Certainly, we all self-segregate to a degree. For a starter, our time and energy is not infinite. We have to be selective. It is a slippery slope, though. If you do not block people for having different opinions, you are in the minority. People justify blocking others with appeals to their limited time and energy, but the reality is that is just an excuse for their narrow-mindedness. Maybe, because I have been engaged in the online world since the mid 1980s (Compuserve was my gateway drug) I have developed a skill of just ignoring nasty people. As a semi-public figure, I get a lot of abuse, but I have never ever blocked anyone.

I see two issues in this. One is personal behavior of self-selection of what we see and hear, which is unavoidable and necessary. The other is the architecture of the medium in which personal interactions take place, which are more or less restrictive on those interactions. On the one extreme, you have a city park, where the space is open and anyone can come in and out and you cannot easily shut anyone out. In the middle, are mediums like an academic conference in which you have breakout rooms where you can listen to one particular conversation but can move to others when you want. Then on the other extreme is a closed members-only club that only those invited can enter.

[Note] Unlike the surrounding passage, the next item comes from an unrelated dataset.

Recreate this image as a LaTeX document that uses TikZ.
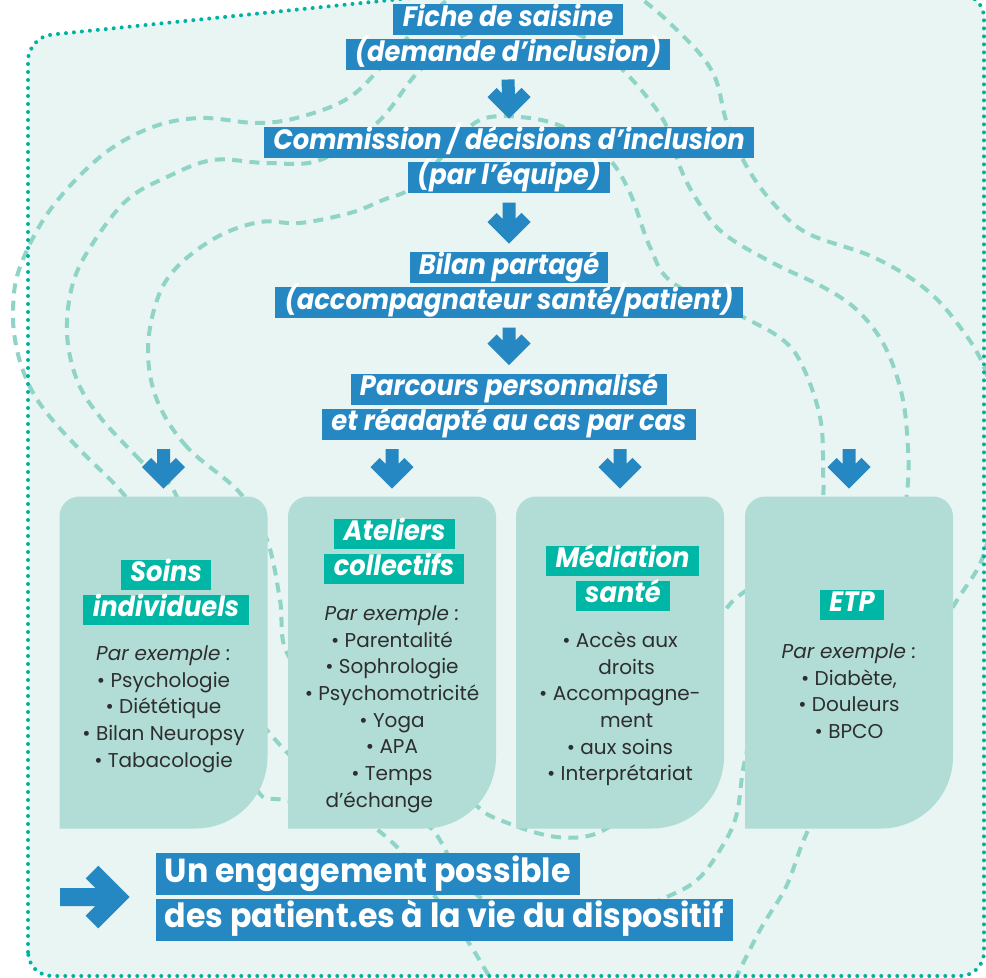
\documentclass[tikz,border=0pt]{standalone}
\usepackage{fontspec}
\setmainfont{Poppins}
\newfontfamily\labelfont[FakeStretch=0.92]{Poppins}
\newfontfamily\bannerfont[FakeStretch=0.95]{Poppins}
\usetikzlibrary{calc}

\definecolor{mintbg}{RGB}{232,245,242}
\definecolor{dotborder}{RGB}{0,178,160}
\definecolor{contourline}{RGB}{143,212,198}
\definecolor{boxfill}{RGB}{177,221,214}
\definecolor{labelblue}{RGB}{37,136,195}
\definecolor{titleteal}{RGB}{0,182,165}
\definecolor{bodytext}{RGB}{46,46,46}

\tikzset{every picture/.style={line width=0.75pt}}
\tikzset{
  bluelabel/.style={fill=labelblue, text=white, inner xsep=7pt, inner ysep=0pt,
    text height=15pt, text depth=5pt, minimum height=23.25pt,
    font=\labelfont\bfseries\itshape\fontsize{21}{21}\selectfont},
  tealtitle/.style={bluelabel, fill=titleteal, minimum height=22.5pt},
  cardarea/.style={inner sep=0pt, minimum width=155.25pt, minimum height=248.25pt},
  itemlist/.style={text=bodytext, align=center, font=\fontsize{15}{20}\selectfont},
  % shaft + chevron, target = node edge below
  downarrow/.style={draw=labelblue, line width=9.75pt, line join=miter, to path={
    ($(\tikztostart)+(0,9)$) -- ($(\tikztotarget)+(0,-17)$)
    ($(\tikztotarget)+(-17,-34)$) -- ($(\tikztotarget)+(0,-17)$) -- ($(\tikztotarget)+(17,-34)$)}},
  rightarrow/.style={draw=labelblue, line width=13.5pt, line join=miter, to path={
    (\tikztostart) -- ($(\tikztotarget)+(-38,0)$)
    ($(\tikztotarget)+(-63,-25)$) -- ($(\tikztotarget)+(-38,0)$) -- ($(\tikztotarget)+(-63,25)$)}},
  bannerlabel/.style={fill=labelblue, text=white, anchor=west, inner xsep=7pt, inner ysep=0pt,
    text height=18pt, text depth=5.5pt, minimum height=31.5pt,
    font=\bannerfont\bfseries\fontsize{25}{25}\selectfont},
  contour/.style={contourline, line width=3pt, dash pattern=on 7.5pt off 5.5pt}
}

\begin{document}
\begin{tikzpicture}[x=0.75pt,y=0.75pt,yscale=-1,xscale=1]
  %page
  \fill[white] (0,0) rectangle (986,978);
  \useasboundingbox (0,0) rectangle (986,978);

  %Shape: background
  \fill[mintbg, rounded corners=18]
    (28,976) -- (28,37) -- (450,-6) -- (984,-6) -- (984,976) -- cycle;

  %Curves: dashed contours
  \draw[contour] plot[smooth, tension=0.6] coordinates {(497,990) (467,940) (430,890) (395,845) (340,800) (280,745) (240,690) (200,600) (150,530) (120,490) (83,453) (50,417) (30,387) (17,350) (13,310) (20,267) (50,210) (100,157) (150,128) (200,118) (257,123) (300,117) (350,97) (390,57) (430,15) (480,-20) (560,-35) (630,-8) (680,33) (713,73) (727,123) (747,167) (773,203) (807,233) (873,257) (923,287) (957,323) (985,370) (998,440) (986,547) (953,607) (900,700) (830,790) (805,837) (786,887) (760,930) (730,990)};
  \draw[contour] plot[smooth cycle, tension=0.6] coordinates {(177,497) (140,460) (100,417) (77,380) (67,333) (73,283) (93,243) (127,200) (167,177) (213,160) (267,163) (320,160) (377,123) (420,70) (470,32) (530,20) (590,40) (620,67) (647,97) (667,127) (680,167) (697,200) (723,233) (773,263) (823,287) (857,310) (883,343) (900,387) (907,433) (907,493) (890,580) (840,650) (765,700) (745,760) (737,813) (723,845) (697,880) (660,900) (600,925) (520,920) (460,880) (443,845) (420,822) (350,810) (283,800) (257,790) (230,720) (200,600)};
  \draw[contour] plot[smooth cycle, tension=0.6] coordinates {(240,493) (187,447) (157,400) (148,350) (157,300) (177,267) (217,237) (260,222) (300,223) (350,213) (383,200) (413,187) (450,148) (480,120) (520,117) (563,127) (607,157) (630,193) (650,247) (673,283) (743,317) (783,340) (803,367) (820,417) (823,467) (820,510) (790,565) (747,590) (723,613) (680,680) (640,790) (604,830) (557,837) (500,820) (473,803) (400,740) (330,700) (287,653) (280,600) (267,540)};

  %Shape: dotted border
  \draw[dotborder, line width=3pt, line cap=round, dash pattern=on 0pt off 6pt, rounded corners=18]
    (28,976) -- (28,37) -- (450,-6) -- (984,-6) -- (984,976) -- cycle;

  %Shapes: cards
  \node[cardarea] (soins) at (163.5,662.5) {};
  \node[cardarea] (ateliers) at (392,662.5) {};
  \node[cardarea] (mediation) at (620,662.5) {};
  \node[cardarea] (etp) at (849,662.5) {};
  \foreach \card in {soins,ateliers,mediation,etp}
    \fill[boxfill] (\card.south west) -- ($(\card.north west)+(0,20)$)
      arc[start angle=180, end angle=270, radius=20] -- ($(\card.north east)+(-20,0)$)
      arc[start angle=270, end angle=360, radius=20] -- ($(\card.south east)+(0,-72)$)
      arc[start angle=0, end angle=90, radius=72] -- cycle;

  % Text Node
  \node[bluelabel] (fiche1) at (508,19.5) {Fiche de saisine};
  \node[bluelabel] (fiche2) at (508,54.5) {(demande d’inclusion)};
  \node[bluelabel] (comm1) at (509,142.5) {Commission / décisions d’inclusion};
  \node[bluelabel] (comm2) at (509,177.5) {(par l’équipe)};
  \node[bluelabel] (bilan1) at (509,267.5) {Bilan partagé};
  \node[bluelabel] (bilan2) at (509,302.5) {(accompagnateur santé/patient)};
  \node[bluelabel] (parc1) at (509,389) {Parcours personnalisé};
  \node[bluelabel] (parc2) at (509,424) {et réadapté au cas par cas};

  %Arrows
  \draw[downarrow] (fiche2.south) to (comm1.north);
  \draw[downarrow] (comm2.south) to (bilan1.north);
  \draw[downarrow] (bilan2.south) to (parc1.north);
  \foreach \card in {soins,ateliers,mediation,etp}
    \draw[downarrow] (\card.north |- parc2.south) to (\card.north);

  % Text Node
  \node[tealtitle] (soinsA) at (166,574.5) {Soins};
  \node[tealtitle] (soinsB) at (166,609.5) {individuels};
  \node[tealtitle] (ateliersA) at (394.5,534) {Ateliers};
  \node[tealtitle] (ateliersB) at (394,569) {collectifs};
  \node[tealtitle] (mediationA) at (622.5,561) {Médiation};
  \node[tealtitle] (mediationB) at (623,596) {santé};
  \node[tealtitle] (etpA) at (852,605) {ETP};

  % Text Node
  \node[itemlist] (soinsL) at (163.5,709) {\textit{Par exemple :}\\• Psychologie\\• Diététique\\• Bilan Neuropsy\\• Tabacologie};
  \node[itemlist] (ateliersL) at (392,709) {\textit{Par exemple :}\\• Parentalité\\• Sophrologie\\• Psychomotricité\\• Yoga\\• APA\\• Temps\\d’échange\hspace*{19pt}};
  \node[itemlist] (mediationL) at (620,709) {• Accès aux\\\hspace*{10pt}droits\\• Accompagne-\\\hspace*{10pt}ment\\• aux soins\\• Interprétariat};
  \node[itemlist] (etpL) at (849,691) {\textit{Par exemple :}\\• Diabète,\\• Douleurs\\• BPCO};

  % Text Node
  \node[bannerlabel] (engage1) at (155,874) {Un engagement possible};
  \node[bannerlabel] (engage2) at (155,919.5) {des patient.es à la vie du dispositif};
  \coordinate (engstart) at (60,897);
  \draw[rightarrow] (engstart) to (engstart -| engage2.west);
\end{tikzpicture}
\end{document}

People think Twitter and the other major social media platforms are parks but the restrictive algorithms turn them into conferences. People like to think that Mastodon on the like are like conferences but they are really closed clubs that you can only enter when allowed by a gatekeeper. Sure, once you are in the club, you have some mobility, but you are mostly stuck in whatever club let you in. I know some people who want to join Mastodon but can’t find an opening, see them asking around for an invitation from a gatekeeper. I’ve never tried to join Mastodon because I am not interested in anything that elitist and restrictive.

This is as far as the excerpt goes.